Official campaigning to begin for upper house race in Japan

Official campaigning is set to get under way Thursday for an upper house election later this month that will be a key test of Prime Minister Shinzo Abe's leadership over the past seven months.

Abe, who heads the Liberal Democratic Party, has set the goal of wresting control of the House of Councillors from the opposition parties in the July 21 election and solidifying his power base to achieve key policy objectives such as reviving the economy and revising the nation's pacifist Constitution.

The opposition camp is struggling to erode relatively high support rates for Abe's government, launched in December after the LDP trounced the Democratic Party of Japan in a general election and returned to power.

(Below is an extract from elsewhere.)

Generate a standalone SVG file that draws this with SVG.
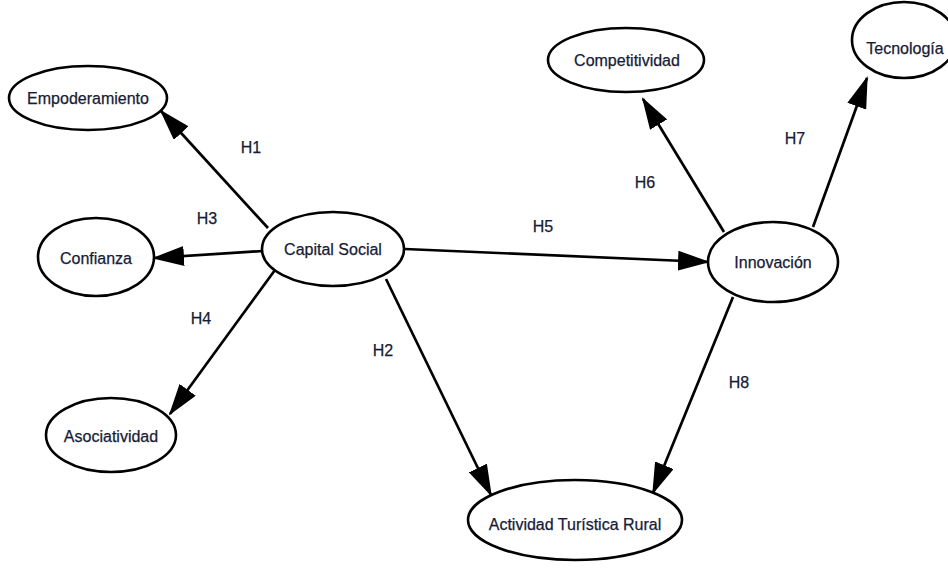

Half of the 242 seats in the upper house are up for grabs every three years under a combination of constituencies and proportional representation. Around 430 candidates are expected to vie for the 121 seats at stake.

The LDP and its junior coalition partner, the New Komeito party, need to win a total of 63 seats to secure a majority, as they already hold 59 seats that will not be contested this time.

The ruling camp has an overwhelming majority in the more powerful House of Representatives. But lacking control in the upper chamber makes it difficult for the government to push its policy agenda through the Diet.

Abe was forced to step down as prime minister in 2007 amid political deadlock in the divided Diet that stemmed from his defeat in an upper house election the same year.

His economic policy drive, dubbed "Abenomics," to turn nearly two decades of deflation into mild inflation will be one of the focuses in the election. Abe has pointed to a recovery in Japanese stock prices as evidence his policies are working.

Opposition parties, meanwhile, have highlighted concerns about possible downsides of Abenomics such as higher consumer prices at a time when wage increases have yet to be implemented by many companies.

Party leaders will hit the streets later in the day to call for voters' support at the launch of the 17-day campaign period.

Abe is scheduled to deliver a stump speech in Fukushima Prefecture in the morning, where he will highlight the government's efforts to rebuild northeastern Japan following the March 2011 earthquake and tsunami that triggered a nuclear crisis at the Fukushima Daiichi plant.

Candidates and parties are allowed for the first time to employ e-mail and social networking sites for their campaigning, after the Diet enacted legislation in April to lift the ban on online campaigning in an attempt to counter political apathy, especially among the youth.